During the congress, workshops delved into diverse subjects—from medieval to contemporary English studies—encompassing literature, linguistics, and translation. Engaging lectures, discussions, and presentations by scholars and experts explored identity boundaries in medieval romances, mother-daughter relationships in literature, and linguistic profiles of historical texts. The emphasis was on rigorous scholarly research and interdisciplinary discourse, weaving together insights from history, culture, and language. 

A highlight of the conference was the presence of award-winning poet, playwright, and essayist Adam Wyeth as the guest of honor. His captivating talk, “Borders as Thresholds: Doorways to Other Worlds,” harmonized with the conference theme and its location. Nancy, renowned not only for its Art Nouveau heritage but also for its dynamic history of shifting borders, provided an ideal backdrop. Situated in the historically significant Lorraine region—a territory that has alternated between French and German influence—Nancy boasts medieval monuments, triumphant arches, and city walls. Its UNESCO-listed Stanislas Square stands at the heart of the old town. 

The choice of hosting a conference on borders and movements in a region steeped in historic change and the displacement of people added a special dimension. Attendees enjoyed events not only on campus but also within some of the city’s historic buildings. As a delightful bonus, exclusive access to the campus archaeology museum was granted during the conference.

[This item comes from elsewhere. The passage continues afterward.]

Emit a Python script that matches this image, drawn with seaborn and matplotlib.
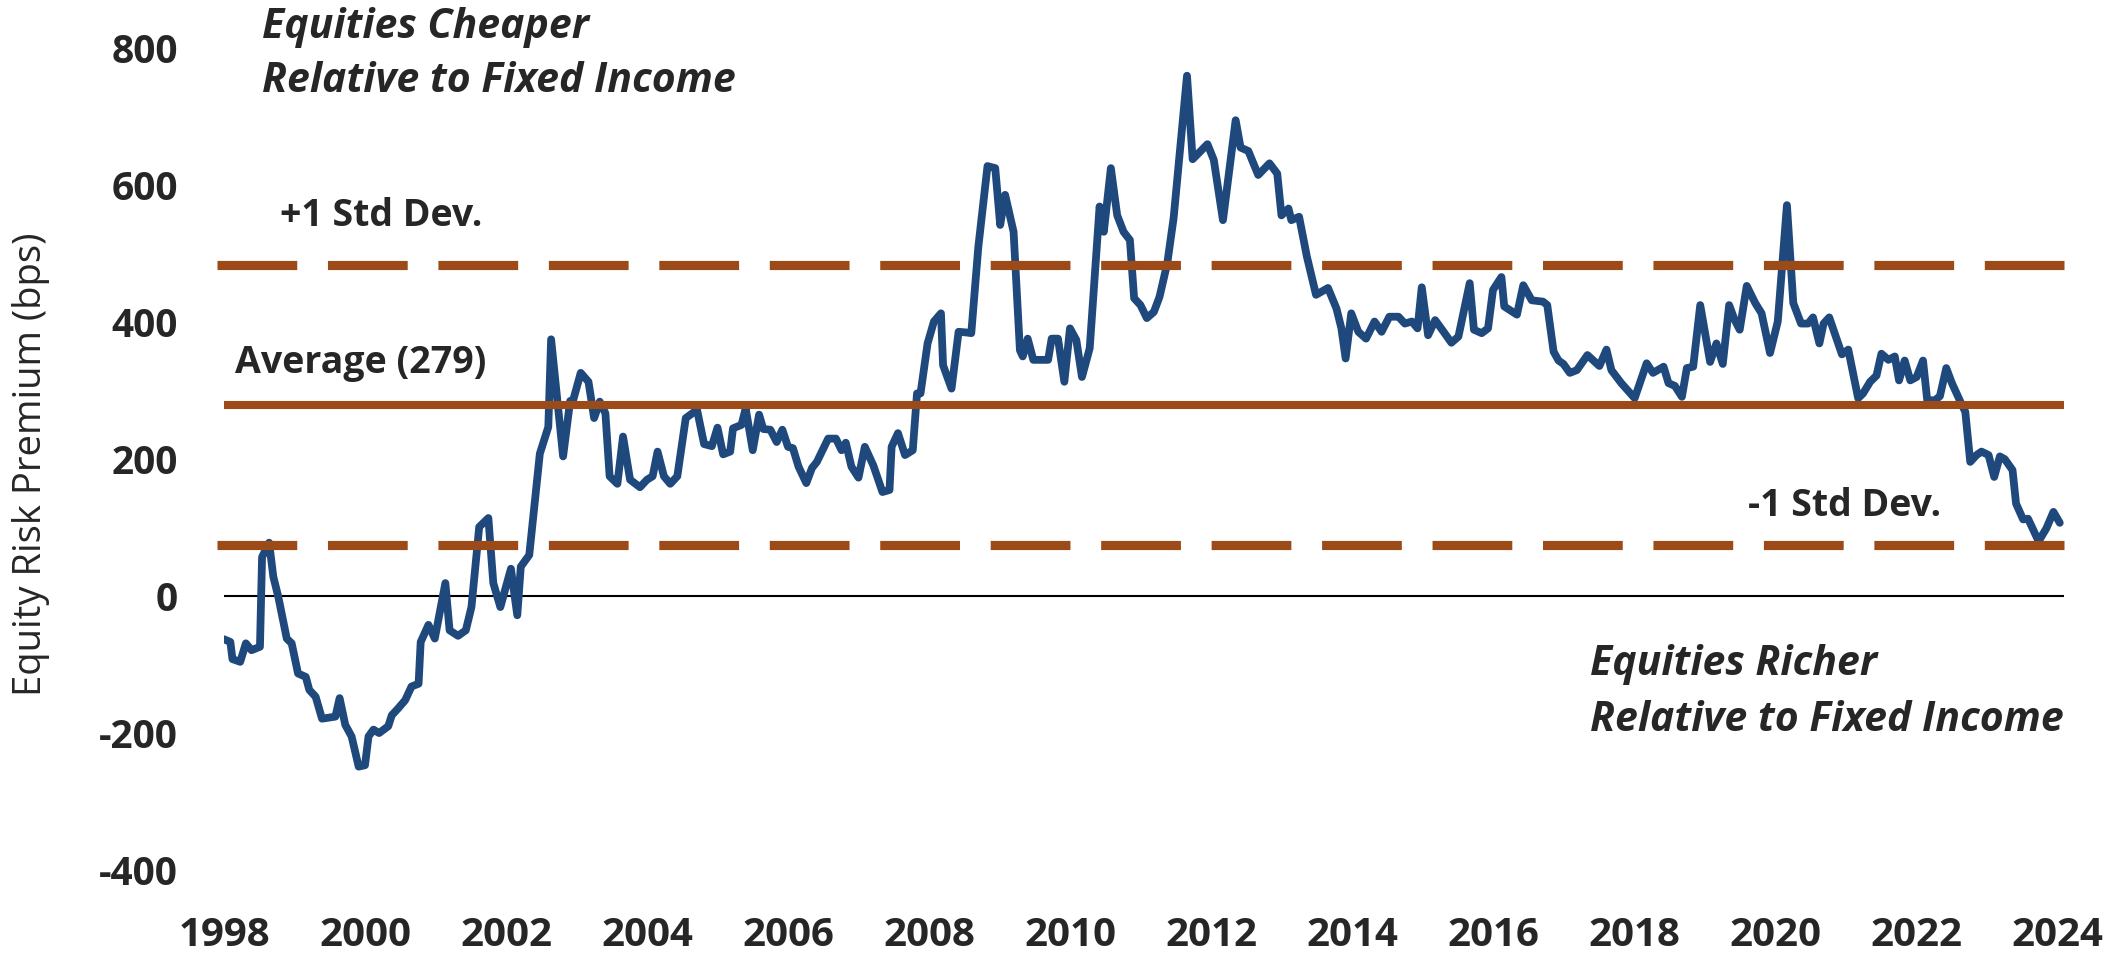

We would like to extend our warmest thanks to all the organisers, speakers and participants who contributed to the success of these conferences. Special thanks go to Anca Boboc for her enlightening speech at the RUNED24 conference and to Adam Wyeth for his inspiring presence at the SAES conference. We would also like to express our gratitude to Virginie Privas-Bréauté, Marie-Claire Lemarchand-Chauvin and Marc Deneire for their dedication and excellent organisation. These events were a valuable source of professional and personal enrichment for all participants.